Extreme value problems

Extreme Value Problems in Trigonometry

Extreme value problems in trigonometry involve finding the maximum or minimum values of trigonometric functions under certain conditions. These problems are essential in various fields, including physics, engineering, and optimization.

Understanding Extreme Values

Extreme values refer to the highest or lowest points of a function within a given interval. In trigonometry, we often deal with periodic functions like sine, cosine, and tangent, which have repeating patterns of maxima and minima.

Types of Extremes

Global (Absolute) Extremes: The highest or lowest value that a function takes on its entire domain or a specified interval.
Local (Relative) Extremes: The highest or lowest value that a function takes within a small neighborhood around a point.

Finding Extreme Values

To find extreme values, we use calculus, specifically the first and second derivative tests. Here's a step-by-step process:

Find the Derivative: Calculate the first derivative of the function.
Critical Points: Solve for values of the variable where the first derivative is zero or undefined. These are potential extreme points.
First Derivative Test: Use the first derivative to test the intervals around the critical points to determine if they are maxima or minima.
Second Derivative Test: Alternatively, use the second derivative at the critical points. If it's positive, the point is a minimum; if negative, it's a maximum.

Example Problem

Let's find the extreme values of the function $f(x) = \sin(x) + \cos(2x)$ on the interval $[0, 2\pi]$.

Step 1: Find the Derivative

$$ f'(x) = \frac{d}{dx}(\sin(x) + \cos(2x)) $$ $$ f'(x) = \cos(x) - 2\sin(2x) $$

Step 2: Critical Points

Set $f'(x) = 0$ to find critical points.

$$ \cos(x) - 2\sin(2x) = 0 $$ $$ \cos(x) - 4\sin(x)\cos(x) = 0 $$ $$ \cos(x)(1 - 4\sin(x)) = 0 $$

Solve for $x$:

$$ \cos(x) = 0 \quad \text{or} \quad \sin(x) = \frac{1}{4} $$

This gives us critical points at $x = \frac{\pi}{2}, \frac{3\pi}{2}, \sin^{-1}\left(\frac{1}{4}\right), \pi - \sin^{-1}\left(\frac{1}{4}\right)$.

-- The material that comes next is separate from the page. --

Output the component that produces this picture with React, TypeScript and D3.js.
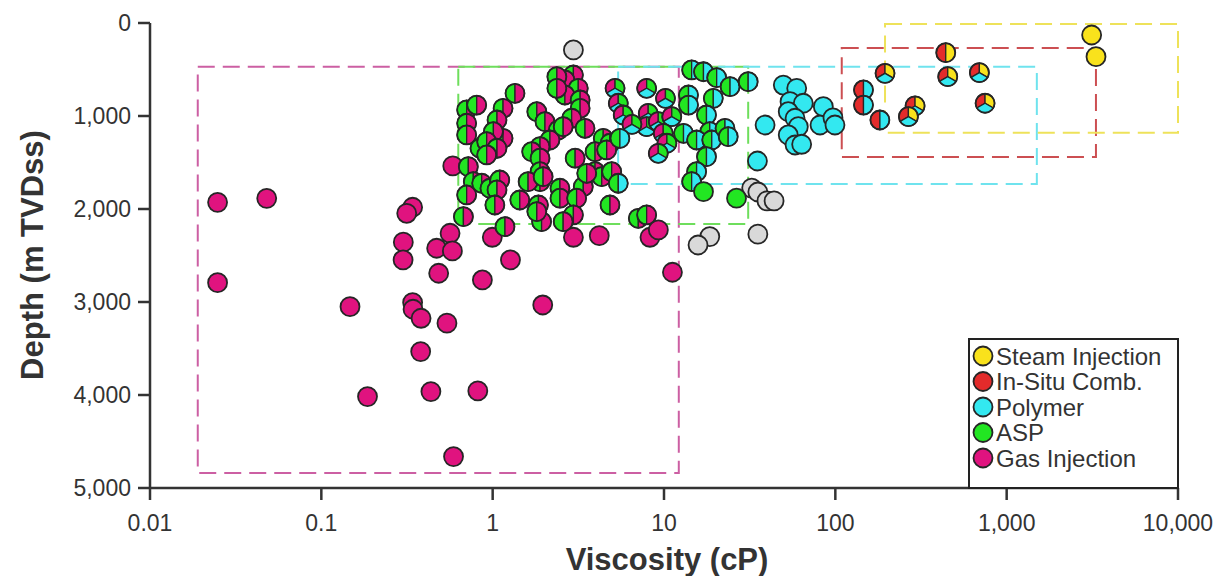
import React from 'react'
import * as d3 from 'd3'

// viscosity (cP), depth (m TVDss)
const gasInjection = [
  [0.0248, 1928], [0.048, 1885], [0.0248, 2792], [0.341, 1981], [0.315, 2046], [0.301, 2357],
  [0.3, 2548], [0.564, 2261], [0.471, 2422], [0.582, 2451], [0.484, 2691], [0.871, 2763],
  [0.995, 2304], [1.27, 2548], [0.585, 1537], [0.147, 3050], [0.341, 3006], [0.343, 3078],
  [0.382, 3175], [0.541, 3228], [1.96, 3032], [0.38, 3533], [0.186, 4017], [0.436, 3963],
  [0.819, 3956], [0.591, 4662], [2.96, 2304], [4.19, 2287], [8.28, 2304], [9.27, 2225], [11.2, 2680],
]
const unassigned = [
  [2.96, 290], [32.5, 1775], [35.3, 1817], [39.9, 1913], [43.9, 1913], [35.3, 2271], [18.5, 2297], [15.8, 2387],
]
const aspGas = [
  [1.35, 756], [0.705, 935], [0.807, 882], [0.705, 1078], [0.705, 1204], [1.15, 917], [1.06, 1043],
  [1.15, 1240], [1.01, 1169], [0.843, 1347], [0.923, 1276], [1.06, 1347], [0.923, 1419], [1.81, 954],
  [2.02, 1061], [2.42, 1150], [2.16, 1258], [1.89, 1330], [1.69, 1384], [1.89, 1454], [1.89, 1599],
  [1.89, 1706], [1.61, 1706], [0.721, 1545], [0.771, 1706], [0.863, 1723], [0.964, 1777], [1.1, 1688],
  [1.06, 1795], [0.705, 1849], [1.03, 1957], [1.44, 1903], [1.85, 1957], [2.47, 1777], [2.47, 1884],
  [1.93, 2136], [0.675, 2082], [1.18, 2190],
  [2.96, 559], [2.64, 613], [3.16, 702], [2.64, 774], [3.24, 828], [3.24, 917], [2.89, 1024],
  [3.46, 1132], [2.58, 1115], [4.42, 1240], [4.84, 1293], [3.96, 1384], [4.63, 1365], [3.03, 1454],
  [3.96, 1599], [4.33, 1652], [4.95, 1599], [3.38, 1760], [3.09, 1884], [4.84, 1957], [2.96, 2064],
  [2.58, 2136], [7.08, 2100], [7.92, 2064], [2.37, 577], [2.37, 702], [1.97, 1652], [1.81, 2028], [3.54, 1616],
]
const gasAspPolymer = [
  [5.18, 702], [7.92, 702], [5.41, 863], [10.2, 810], [5.78, 989], [8.09, 971], [7.92, 1115],
  [9.26, 1061], [11.1, 1007], [9.9, 1186], [10.4, 1293], [9.26, 1401], [6.5, 1090],
]
const aspPolymer = [
  [14.5, 505], [17.0, 524], [20.3, 588], [24.3, 685], [31.0, 631], [13.9, 774], [13.9, 882],
  [19.4, 810], [17.7, 989], [18.5, 1169], [13.0, 1186], [15.5, 1258], [19.0, 1258], [22.7, 1132],
  [23.7, 1222], [17.7, 1437], [15.5, 1599], [14.5, 1706], [5.53, 1240], [5.41, 1723],
]
const asp = [[17.0, 1814], [26.5, 1884]]
const polymer = [
  [38.9, 1097], [35.1, 1484], [49.7, 667], [59.5, 702], [54.4, 846], [65.0, 863], [53.1, 954],
  [58.2, 1024], [60.8, 1115], [53.1, 1204], [58.2, 1312], [63.6, 1304], [85.1, 900], [81.4, 1097],
  [96.9, 1021], [99.5, 1097],
]
const iscPolymer = [[146, 720], [146, 882], [182, 1043]]
const iscSteam = [[441, 319]]
const iscSteamPolymer = [[195, 541], [453, 577], [693, 534], [748, 863], [292, 892], [267, 1007]]
const steam = [[3133, 129], [3322, 362]]

// screening windows: [vMin, vMax, dMin, dMax]
const windowGas = [0.019, 12.2, 470, 4840]
const windowAsp = [0.63, 31, 470, 2160]
const windowPolymer = [5.4, 1500, 470, 1730]
const windowIsc = [109, 3320, 270, 1440]
const windowSteam = [195, 10000, 10, 1180]

const xTicks = [0.01, 0.1, 1, 10, 100, 1000, 10000]
const xTickLabels = ['0.01', '0.1', '1', '10', '100', '1,000', '10,000']
const yTicks = [0, 1000, 2000, 3000, 4000, 5000]
const yTickLabels = ['0', '1,000', '2,000', '3,000', '4,000', '5,000']

const legendNames = ['Steam Injection', 'In-Situ Comb.', 'Polymer', 'ASP', 'Gas Injection']

const C = {
  steam: '#f9e21c',
  isc: '#e32b2b',
  polymer: '#33e8f0',
  asp: '#22e622',
  gas: '#e0137f',
  grey: '#d9d9d9',
}
const legendColors = [C.steam, C.isc, C.polymer, C.asp, C.gas]

const x = d3.scaleLog().domain([0.01, 10000]).range([150, 1178])
const y = d3.scaleLinear().domain([0, 5000]).range([23, 488])

const R = 9.5
const arc = d3.arc()
const sector = (a0, a1) => arc({ innerRadius: 0, outerRadius: R, startAngle: a0, endAngle: a1 })
const halves = [sector(Math.PI, 2 * Math.PI), sector(0, Math.PI)]
const thirds = [
  sector(-(2 * Math.PI) / 3, 0),
  sector(0, (2 * Math.PI) / 3),
  sector((2 * Math.PI) / 3, (4 * Math.PI) / 3),
]

const stroke = '#262626'

function Marker({ d, colors }) {
  const tx = `translate(${x(d[0])},${y(d[1])})`
  if (colors.length === 1) {
    return <circle transform={tx} r={R} fill={colors[0]} stroke={stroke} strokeWidth={1.8} />
  }
  const parts = colors.length === 2 ? halves : thirds
  return (
    <g transform={tx}>
      {parts.map((p, i) => (
        <path key={i} d={p} fill={colors[i]} stroke={stroke} strokeWidth={1.3} />
      ))}
      <circle r={R} fill="none" stroke={stroke} strokeWidth={1.8} />
    </g>
  )
}

function Window({ w, color }) {
  return (
    <rect
      x={x(w[0])}
      y={y(w[2])}
      width={x(w[1]) - x(w[0])}
      height={y(w[3]) - y(w[2])}
      fill="none"
      stroke={color}
      strokeWidth={2}
      strokeDasharray="17 8"
    />
  )
}

const groups = [
  { data: unassigned, colors: [C.grey] },
  { data: gasInjection, colors: [C.gas] },
  { data: aspGas, colors: [C.asp, C.gas] },
  { data: gasAspPolymer, colors: [C.gas, C.asp, C.polymer] },
  { data: aspPolymer, colors: [C.asp, C.polymer] },
  { data: asp, colors: [C.asp] },
  { data: polymer, colors: [C.polymer] },
  { data: iscPolymer, colors: [C.isc, C.polymer] },
  { data: iscSteam, colors: [C.isc, C.steam] },
  { data: iscSteamPolymer, colors: [C.isc, C.steam, C.polymer] },
  { data: steam, colors: [C.steam] },
]

export default function App() {
  const font = "'Liberation Sans', Arial, sans-serif"
  return (
    <svg width={1225} height={576} style={{ position: 'absolute', left: 0, top: 0, background: '#fff' }} fontFamily={font}>
      <Window w={windowGas} color="#cc5fa3" />
      <Window w={windowAsp} color="#6ede5c" />
      <Window w={windowPolymer} color="#6fe3ee" />
      <Window w={windowIsc} color="#cc4f52" />
      <Window w={windowSteam} color="#eee25a" />

      {groups.map((g, gi) => (
        <g key={gi}>
          {g.data.map((d, i) => (
            <Marker key={i} d={d} colors={g.colors} />
          ))}
        </g>
      ))}

      {/* axes */}
      <g stroke="#333" strokeWidth={2.5} fill="none">
        <line x1={x.range()[0]} x2={x.range()[0]} y1={y.range()[0]} y2={y.range()[1]} />
        <line x1={x.range()[0] - 1} x2={x.range()[1]} y1={y.range()[1]} y2={y.range()[1]} />
        {yTicks.map((t) => (
          <line key={t} x1={x.range()[0] - 12} x2={x.range()[0]} y1={y(t)} y2={y(t)} />
        ))}
        {xTicks.map((t) => (
          <line key={t} x1={x(t)} x2={x(t)} y1={y.range()[1]} y2={y.range()[1] + 12} />
        ))}
      </g>
      {yTicks.map((t, i) => (
        <text key={t} x={131} y={y(t)} dy="0.36em" textAnchor="end" fontSize={23} fill="#333">
          {yTickLabels[i]}
        </text>
      ))}
      {xTicks.map((t, i) => (
        <text key={t} x={x(t)} y={531} textAnchor="middle" fontSize={23} fill="#333">
          {xTickLabels[i]}
        </text>
      ))}
      <text x={667} y={570} textAnchor="middle" fontSize={31} fontWeight="bold" fill="#333">
        Viscosity (cP)
      </text>
      <text
        transform="translate(43,255) rotate(-90)"
        textAnchor="middle"
        fontSize={31}
        fontWeight="bold"
        fill="#333"
      >
        Depth (m TVDss)
      </text>

      {/* legend */}
      <rect x={969} y={339} width={209} height={149} fill="#fff" stroke="#222" strokeWidth={2} />
      {legendNames.map((n, i) => (
        <g key={n} transform={`translate(983,${356 + i * 25.5})`}>
          <circle r={9.5} fill={legendColors[i]} stroke={stroke} strokeWidth={1.8} />
          <text x={13} dy="0.36em" fontSize={24} fill="#333">
            {n}
          </text>
        </g>
      ))}
    </svg>
  )
}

Step 3: First Derivative Test

Analyze the sign of $f'(x)$ around each critical point to determine if it's a max or min.

Step 4: Second Derivative Test

Alternatively, find $f''(x)$ and evaluate it at the critical points.

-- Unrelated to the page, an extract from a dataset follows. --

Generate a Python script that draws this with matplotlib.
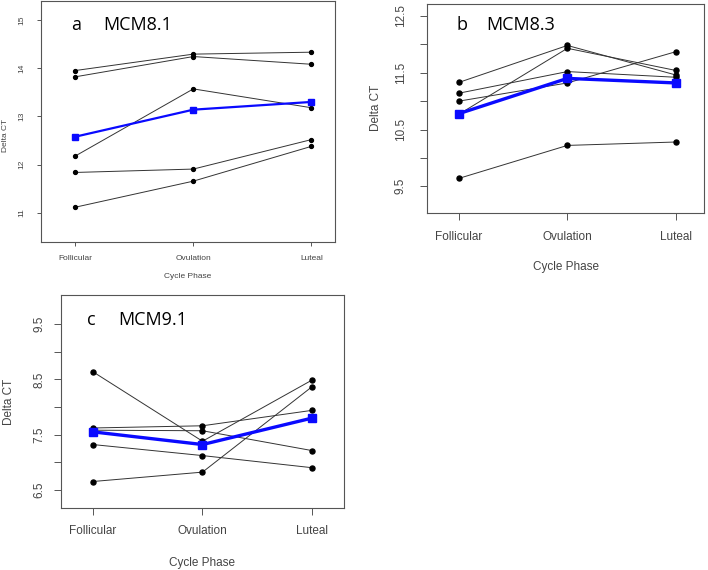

$$ f''(x) = -\sin(x) - 4\cos(2x) $$

Evaluate $f''(x)$ at each critical point to determine the nature of the extremum.

Table of Differences and Important Points

Feature	Global Extreme	Local Extreme
Definition	The highest or lowest value in the entire domain or interval	The highest or lowest value in a neighborhood around a point
Calculus Test	First and Second Derivative Tests, considering endpoints	First and Second Derivative Tests, without considering endpoints
Periodic Functions	May have multiple global extremes due to periodicity	May have multiple local extremes within one period
Example	$\max_{x \in [0, 2\pi]} \sin(x)$ is 1 at $x = \frac{\pi}{2}$	$\sin(x)$ has local maxima at $x = \frac{\pi}{2} + 2k\pi$, for any integer $k$

Conclusion

Extreme value problems in trigonometry are solved using calculus techniques. By understanding the behavior of trigonometric functions and their derivatives, we can determine the maximum and minimum values that these functions can attain. These concepts are crucial for solving real-world problems where optimization is required.